1065 words but still it's just a line in my book.


 Hello for the 1st time. This essay is suppose to be only 350 words, it's actually a task given by my Copy writing lecturer to write about ourselves with dramatic words. Well, since this is my first time write this type of writing, I know there are grammatical error somewhere and maybe the flow is not that smooth, but I'll try to improve myself from time to time. Enjoy reading! 




 A story to be told, a lesson to be learned. This is my story.

My head is aching, my heart is hurting, my feeling is trembling, I’ve been pushed away and pulled back with a gigantic waves. I’ve never encounter with such urging waves like this before. I was once, had a normal life, I was once in a comfort zone, very comfy I can say. It all started to change, the time had come, It comes to my realization that the world is turning and now it’s my turn to be down under. I am the head of my game at that time. I am the head of my head. I was arrogant. I was selfish, I was the baddest child you could never imagine.

2001 - “Go, go, run, run” I yell to my friend. We were running, while escaping from getting caught, all I had in mind was, this is so much fun. This is thrilling. The adrenaline rush makes me feel alive! That was sad isn’t it? I was once corrupted. Yes, I steal people stuff for the sake of – FUN.

2005 – “ I got your sexy back, yeah” I was swinging to the right and yes to the left, I nod my head, I swerve my leg synchronize to the groove. I was under the influence of something something. Something that makes me so fly like a G6. I was once damaged. I take something something for the sake of – FUN.

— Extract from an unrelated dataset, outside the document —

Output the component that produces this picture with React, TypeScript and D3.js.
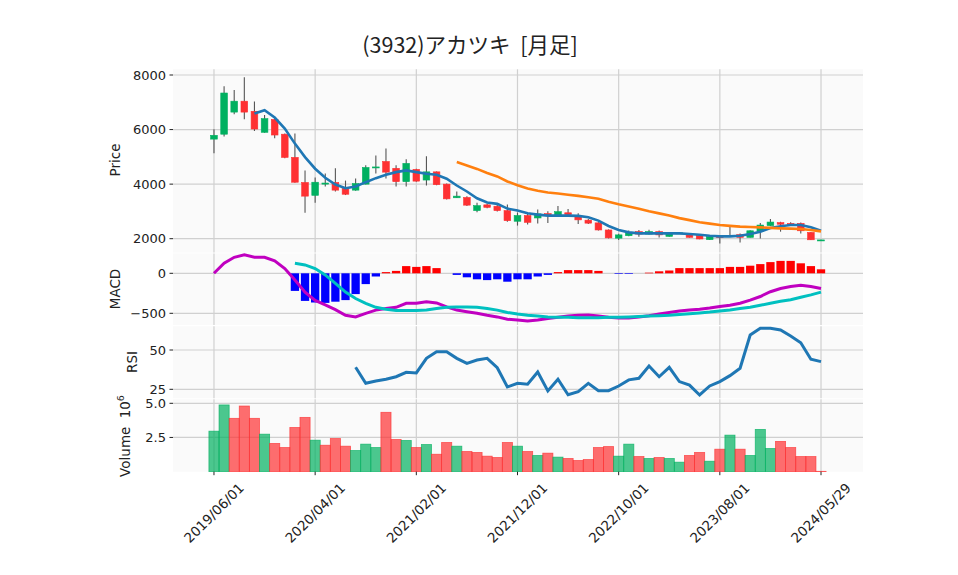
import * as d3 from "d3";

// monthly candles, index 0 = 2019/06 ... index 60 = 2024/05/29
const openP = [5650,5830,6640,7040,6670,5900,6370,5830,4980,4060,3590,4000,4060,3840,3780,4000,4610,4830,4580,4090,4540,4150,4450,4000,3500,3510,3030,3240,3190,3030,2640,2850,2760,2920,2850,2950,2830,2680,2580,2320,2020,2110,2260,2170,2260,2085,2205,2175,2110,1965,2080,2110,2150,2050,2270,2480,2590,2560,2560,2230,1940];
const closeP = [5790,7340,7040,6640,6020,6400,5800,4980,4070,3560,4070,4040,3780,3630,4020,4610,4630,4440,4090,4760,4110,4450,3980,3460,3560,3230,3210,3150,3030,2660,2850,2600,2910,2850,2990,2880,2690,2570,2320,2030,2140,2230,2170,2260,2140,2195,2215,2050,1990,2075,2070,2115,2050,2290,2500,2610,2530,2520,2290,1960,1955];
const highP = [6010,7590,7450,7920,7030,6530,6420,5860,5860,4500,4240,4390,4580,4130,4210,4690,5050,5310,4690,4910,4560,5020,4460,4020,3730,3560,3320,3280,3280,3250,2960,2920,3070,3005,3200,3090,2930,2720,2600,2340,2180,2300,2320,2330,2300,2250,2240,2210,2120,2130,2100,2440,2195,2310,2580,2720,2620,2600,2590,2250,1965];
const lowP = [5130,5750,6560,6380,5950,5880,5680,4950,4050,2950,3320,3910,3730,3600,3760,3990,4390,4210,3910,3910,4090,3950,3960,3440,3490,3200,2970,3120,3000,2620,2480,2520,2560,2580,2820,2840,2540,2540,2300,2010,1950,2090,2074,2150,2048,2070,2180,2040,1980,1950,1820,2100,1864,2040,2011,2470,2258,2470,2195,1950,1940];
// volume in millions
const volume = [2.96,4.88,3.90,4.80,3.90,2.74,2.06,1.76,3.23,3.97,2.30,1.93,2.42,1.86,1.54,2.01,1.76,4.34,2.35,2.28,1.76,1.98,1.27,2.13,1.86,1.47,1.40,1.13,1.03,2.13,1.86,1.47,1.18,1.35,1.06,0.96,0.81,0.88,1.76,1.83,1.13,2.01,1.10,0.96,1.03,0.96,0.69,1.18,1.40,0.76,1.64,2.67,1.64,1.18,3.09,1.69,2.21,1.76,1.10,1.10,0.02];

// moving averages
const ma5Start = 4;
const ma5 = [6589,6710,6442,6037,5485,4992,4565,4234,3987,3851,3914,4072,4219,4344,4440,4502,4440,4381,4344,4197,3950,3730,3483,3325,3277,3104,3030,2931,2883,2846,2846,2846,2835,2784,2662,2467,2320,2232,2195,2195,2195,2195,2195,2173,2147,2110,2085,2085,2110,2173,2258,2394,2453,2504,2504,2416,2294];
const ma25Start = 24;
const ma25 = [4808,4686,4558,4410,4282,4098,3958,3840,3755,3693,3656,3612,3571,3520,3461,3351,3259,3178,3097,3008,2929,2854,2754,2681,2600,2552,2504,2471,2442,2427,2416,2397,2379,2368,2357,2320,2269];

// MACD panel
const macd = [0,125,200,230,200,200,155,60,-85,-235,-340,-395,-455,-525,-545,-500,-460,-440,-425,-375,-375,-355,-370,-420,-460,-480,-500,-525,-545,-575,-585,-595,-585,-565,-550,-535,-525,-520,-535,-550,-560,-560,-545,-530,-510,-490,-470,-460,-450,-435,-415,-400,-375,-335,-290,-230,-190,-165,-150,-165,-190];
const signalStart = 8;
const signal = [125,105,60,-20,-125,-235,-315,-375,-425,-450,-465,-465,-465,-460,-440,-425,-420,-420,-425,-440,-460,-490,-510,-525,-535,-545,-550,-550,-555,-555,-555,-550,-550,-545,-540,-535,-530,-525,-515,-505,-495,-485,-470,-460,-440,-425,-400,-375,-350,-330,-300,-270,-235];
const hist = [-220,-345,-365,-370,-355,-335,-260,-135,-40,15,30,90,80,90,65,0,-20,-50,-75,-85,-75,-105,-75,-75,-40,-20,15,40,40,40,30,0,-8,-8,0,8,25,35,65,65,65,65,65,80,80,95,115,140,155,155,125,90,50];

// RSI panel
const rsiStart = 14;
const rsi = [39.0,28.8,30.3,31.4,33.0,35.8,35.4,44.7,48.9,48.9,44.7,41.5,43.6,44.7,38.7,26.5,28.8,28.2,36.0,24.0,31.4,21.5,23.5,28.8,24.1,24.1,27.1,31.0,32.0,39.8,33.0,39.0,29.9,27.7,21.4,27.1,29.9,33.7,38.4,59.5,63.8,63.8,62.7,58.9,54.6,44.1,42.6];

const xTickIdx = [0, 10, 20, 30, 40, 50, 60];
const xTickLabels = ["2019/06/01","2020/04/01","2021/02/01","2021/12/01","2022/10/01","2023/08/01","2024/05/29"];
const priceTicks = [2000, 4000, 6000, 8000];
const macdTicks = [-500, 0];
const rsiTicks = [25, 50];
const volTicks = [2.5, 5.0];

const UP = "#00b060";
const DOWN = "#fe3032";
const GRID = "#d0d0d0";
const BG = "#fafafa";
const FONT = "DejaVu Sans, sans-serif";
const FS = 13;

const L = 173, R = 863;
const panels = {
  price: [69.3, 252.5],
  macd: [253.5, 325],
  rsi: [326.3, 398.3],
  vol: [399.3, 471.7],
};

export default function App() {
  const x = d3.scaleLinear().domain([-4.05, 64.15]).range([L, R]);
  const step = x(1) - x(0);
  const yP = d3.scaleLinear().domain([2000, 8000]).range([238.7, 75]);
  const yM = d3.scaleLinear().domain([-500, 0]).range([313.3, 273.3]);
  const yR = d3.scaleLinear().domain([25, 50]).range([389.3, 350]);
  const yV = d3.scaleLinear().domain([0, 5]).range([471.6, 403.3]);

  const lineFrom = (start: number, scale: d3.ScaleLinear<number, number>) =>
    d3.line<number>().x((_, i) => x(start + i)).y((d) => scale(d));

  const panelBox = (key: string, [t, b]: number[], ticks: number[], scale: any, fmt: (v: number) => string) => (
    <g key={key}>
      <rect x={L} y={t} width={R - L} height={b - t} fill={BG} />
      {xTickIdx.map((i) => (
        <line key={"v" + i} x1={x(i)} x2={x(i)} y1={t} y2={b} stroke={GRID} strokeWidth={1.2} />
      ))}
      {ticks.map((v) => (
        <g key={"h" + v}>
          <line x1={L} x2={R} y1={scale(v)} y2={scale(v)} stroke={GRID} strokeWidth={1.2} />
          <line x1={L - 3.5} x2={L} y1={scale(v)} y2={scale(v)} stroke="#222" strokeWidth={1} />
          <text x={L - 7} y={scale(v)} dy="0.35em" textAnchor="end" fontSize={FS} fontFamily={FONT} fill="#222">
            {fmt(v)}
          </text>
        </g>
      ))}
    </g>
  );

  const volUp = (i: number) => (i === 0 ? closeP[0] >= openP[0] : closeP[i] >= closeP[i - 1]);

  return (
    <svg width={958} height={575} style={{ position: "absolute", left: 0, top: 0, background: "#fff" }}>
      <text x={470} y={53} textAnchor="middle" fontSize={21.5} fontFamily="'Noto Sans CJK JP', DejaVu Sans, sans-serif" fill="#222" style={{ whiteSpace: "pre" }}>
        {"(3932)アカツキ  [月足]"}
      </text>

      {panelBox("p", panels.price, priceTicks, yP, (v) => String(v))}
      {panelBox("m", panels.macd, macdTicks, yM, (v) => (v < 0 ? "\u2212" + Math.abs(v) : String(v)))}
      {panelBox("r", panels.rsi, rsiTicks, yR, (v) => String(v))}
      {panelBox("v", panels.vol, volTicks, yV, (v) => v.toFixed(1))}

      {/* candles */}
      <g>
        {openP.map((o, i) => {
          const c = closeP[i];
          const col = c >= o ? UP : DOWN;
          const top = yP(Math.max(o, c));
          const bot = yP(Math.min(o, c));
          const w = step * 0.66;
          return (
            <g key={i}>
              <line x1={x(i)} x2={x(i)} y1={yP(highP[i])} y2={yP(lowP[i])} stroke="#555" strokeWidth={1.1} />
              <rect x={x(i) - w / 2} y={top} width={w} height={Math.max(bot - top, 1)} fill={col} stroke={col} strokeWidth={0.6} />
            </g>
          );
        })}
      </g>
      <path d={lineFrom(ma5Start, yP)(ma5) || ""} fill="none" stroke="#1f77b4" strokeWidth={2.6} />
      <path d={lineFrom(ma25Start, yP)(ma25) || ""} fill="none" stroke="#ff7f0e" strokeWidth={2.6} />

      {/* MACD */}
      {hist.map((h, k) => {
        const i = signalStart + k;
        const w = step * 0.82;
        const y0 = yM(0);
        const y1 = yM(h);
        return (
          <rect key={"hb" + i} x={x(i) - w / 2} y={Math.min(y0, y1)} width={w} height={Math.abs(y1 - y0)} fill={h >= 0 ? "#ff0000" : "#0000ff"} />
        );
      })}
      <path d={lineFrom(0, yM)(macd) || ""} fill="none" stroke="#c000c0" strokeWidth={3} />
      <path d={lineFrom(signalStart, yM)(signal) || ""} fill="none" stroke="#00c0c0" strokeWidth={3} />

      {/* RSI */}
      <path d={lineFrom(rsiStart, yR)(rsi) || ""} fill="none" stroke="#1f77b4" strokeWidth={3} />

      {/* Volume */}
      {volume.map((v, i) => {
        const col = volUp(i) ? UP : DOWN;
        return (
          <rect key={"vb" + i} x={x(i) - step / 2} y={yV(v)} width={step} height={yV(0) - yV(v)}
            fill={col} fillOpacity={0.7} stroke={col} strokeOpacity={0.75} strokeWidth={0.8} />
        );
      })}

      {/* x axis */}
      {xTickIdx.map((i, k) => (
        <g key={"xt" + i}>
          <line x1={x(i)} x2={x(i)} y1={panels.vol[1]} y2={panels.vol[1] + 3.5} stroke="#222" />
          <text
            transform={`translate(${x(i)},${513}) rotate(-45)`}
            textAnchor="middle"
            dy="0.35em"
            fontSize={13.5}
            fontFamily={FONT}
            fill="#222"
          >
            {xTickLabels[k]}
          </text>
        </g>
      ))}

      {/* y labels */}
      <text transform="translate(120,160) rotate(-90)" textAnchor="middle" fontSize={13.5} fontFamily={FONT} fill="#222">Price</text>
      <text transform="translate(120,289) rotate(-90)" textAnchor="middle" fontSize={13.5} fontFamily={FONT} fill="#222">MACD</text>
      <text transform="translate(137,362) rotate(-90)" textAnchor="middle" fontSize={13.5} fontFamily={FONT} fill="#222">RSI</text>
      <text transform="translate(130,436) rotate(-90)" textAnchor="middle" fontSize={13.5} fontFamily={FONT} fill="#222">
        Volume <tspan dx="4">10</tspan><tspan dy="-6" fontSize={9.5}>6</tspan>
      </text>
    </svg>
  );
}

2006 – “You are suspended from this University for two semesters” the Assistant of Director of the University speaks to me with a killer look, just like the lioness aim for the hyenas in the deserted safari. Yes, that was what I feel at the moment, like I was in the deserted safari, I was alone, standing in the middle of the cracked dirt field, waiting to be hunted down by an ego lioness. “Dung, dung” the sound of the little woody hammer that every convict would never want to hear at the end of a trial. Yes, I was once hunted down. I’ve been suspended from the dearest University due to having – FUN.

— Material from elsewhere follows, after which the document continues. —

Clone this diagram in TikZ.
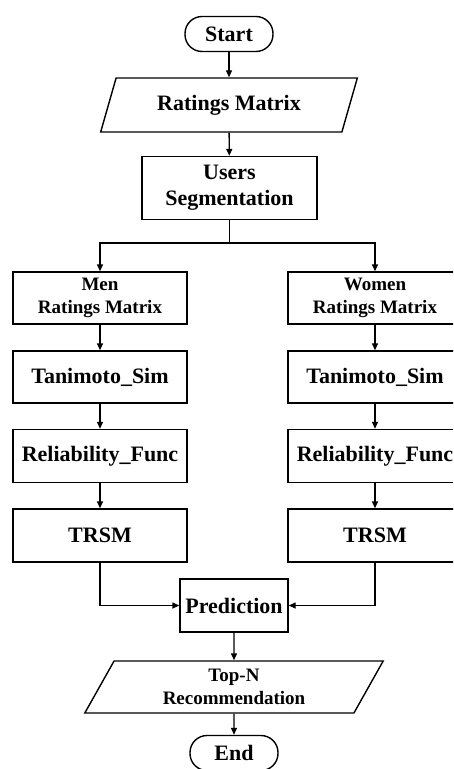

Then, I was on top of my own game. I score my CGPA. But I fail to be a good human being, to make me feel even worst, I fail to be a good daughter to my mak and baba.

“Get out from this house you useless child!” “You are not my daughter anymore!” “I don’t want to see your face, I don’t want to hear about you any longer!” I hold myself from crying in front of them. I want to get rid of the tremulous uncomfortable sensation I had in my body. I walked out from my house, ashamed of myself. I think it’s far more worst than being raped. Yes, I was once the unwanted child. I was once being thrown out from my parent’s house due to having so much earthly – FUN.

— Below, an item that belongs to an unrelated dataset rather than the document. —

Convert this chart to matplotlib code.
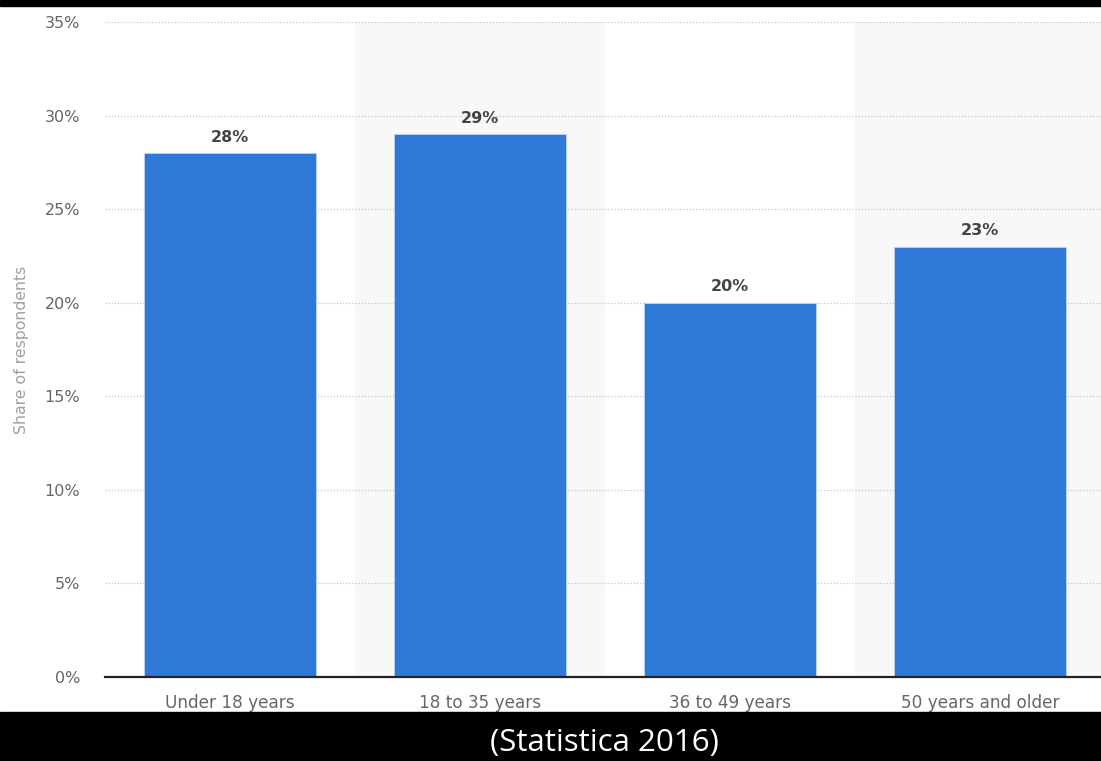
import matplotlib
matplotlib.use("Agg")
import matplotlib.pyplot as plt
from matplotlib.patches import Rectangle

categories = ["Under 18 years", "18 to 35 years", "36 to 49 years", "50 years and older"]
values = [28, 29, 20, 23]
yticks = [0, 5, 10, 15, 20, 25, 30, 35]

W, H = 1101, 761
fig = plt.figure(figsize=(W / 100, H / 100), dpi=100)
fig.patch.set_facecolor("white")
plt.rcParams["font.family"] = ["DejaVu Sans"]

# axes in pixel coords: left 105, right 1105, top 22, bottom 677
ax = fig.add_axes([105 / W, 1 - 677 / H, 1000 / W, (677 - 22) / H])
ax.set_xlim(-0.5, 3.5)
ax.set_ylim(0, 35)
ax.set_facecolor("white")

# alternating column bands
for i in range(len(categories)):
    if i % 2 == 1:
        ax.axvspan(i - 0.5, i + 0.5, color="#f8f8f8", zorder=0, lw=0)

for y in yticks[1:]:
    ax.axhline(y, color="#c8c8c8", lw=0.9, ls=(0, (1, 1.5)), zorder=1)

x = range(len(categories))
ax.bar(x, values, width=0.69, color="#2e78d8", edgecolor="#b8d2f2",
       linewidth=0.7, zorder=2)
for xi, v in zip(x, values):
    ax.text(xi, v + 0.45, f"{v}%", ha="center", va="bottom", fontsize=11.5,
            fontweight="bold", color="#444444", zorder=3)

ax.axhline(0, color="#222222", lw=1.6, zorder=4, clip_on=False)

for s in ax.spines.values():
    s.set_visible(False)
ax.set_yticks(yticks)
ax.set_yticklabels([f"{t}%" for t in yticks], fontsize=11.5, color="#666666")
ax.set_xticks(list(x))
ax.set_xticklabels(categories, fontsize=12.2, color="#666666")
ax.tick_params(axis="both", length=0)
ax.tick_params(axis="y", pad=18)
ax.tick_params(axis="x", pad=12)

fig.text(22 / W, 1 - 350 / H, "Share of respondents", rotation=90, ha="center",
         va="center", fontsize=11.3, color="#a0a0a0")

# black frame bands
fig.add_artist(Rectangle((0, 1 - 6 / H), 1, 6 / H, transform=fig.transFigure,
                         color="black", zorder=10))
fig.add_artist(Rectangle((0, 0), 1, (H - 712) / H, transform=fig.transFigure,
                         color="black", zorder=10))
fig.text(604 / W, 1 - 743 / H, "(Statistica 2016)", ha="center", va="center",
         fontsize=22.5, color="white", family="Open Sans", zorder=11)

fig.savefig("out.png", dpi=100)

I’m picking up the broken pieces of me while trying to gasping for a breath. I was drowned, drown in myself. Drown in my own tear, my lung struggling to pump the oxygen because she is crying. I never cry out loud at that time, I was crying inside. Every minute of every day in my life then, my heart was crying. My soul was mourning for a new me. Only a new me can change all of these! I have to change so my organs can live! So that my body will be able to feel. So that I have reasons to live! I don’t want to be a zombie! I don’t want to survive, I want to live!

I bow down and I pray to Allah S.W.T, I beg for my forgiveness. I am smaller than gems, I am so full of shit, I can’t even say the right words to beg for forgiveness. I have done every sin listed, I have checked in my name to the bloody hellhound. All I was able to do was sit there and cry, this time I was crying out loud. I had tears in my eyes, it floods. I speak to Allah with my heart. I feel so ashamed of myself. I feel like I should have die. I should have die if I can’t do right things in life. Yes, I was a sinner. I pray to Allah and beg for forgiveness after experiencing all sorts of FUN in life.
             
            Seize those days. I have decided to STOP doing all those sins I’ve ever done in my younger days. I have slain the demon in me. I am a brand new person right now. I’ve upgraded myself and my lifestyle. I’ve come back home. I hold firmly both mak and baba’s hand with my ten fingers and a palm asking for forgiveness. They forgive me already. I take all responsibility in my family and myself. I am a better person now. A very dearest friend of mine who had been with me throughout bad and good years once told me, “You are now a different person. You realize what you have done is wrong so now you are living out of it, it surprise me that you are a nice person indeed. There’s consciousness and apprehension in every words you say. “I am appalled by his view. I, myself didn’t realize how different I am now and how I affect other people now with me being myself after the transition. That’s how I know how much I’ve change.

            I am now more humble and appreciate whatever comes in life. I keep reminding myself not to take for granted anymore. I have the self-discipline and patience to accomplish anything.  Respect others, they have their dignity and their own thoughts of thinking as I have mine. I am not perfect though, I still do sins, that are what humans do best, but I’ll try to keep my head low and avoid to get involve with other big sins. I’ve had had it.

            Then again, this is only a line in my book. This is only a story. To know me better is to know me. Talk to me, listen to me, you will know the real me. I am not a faker. I am brutally honest, so bear with me as I’ll do the same to you.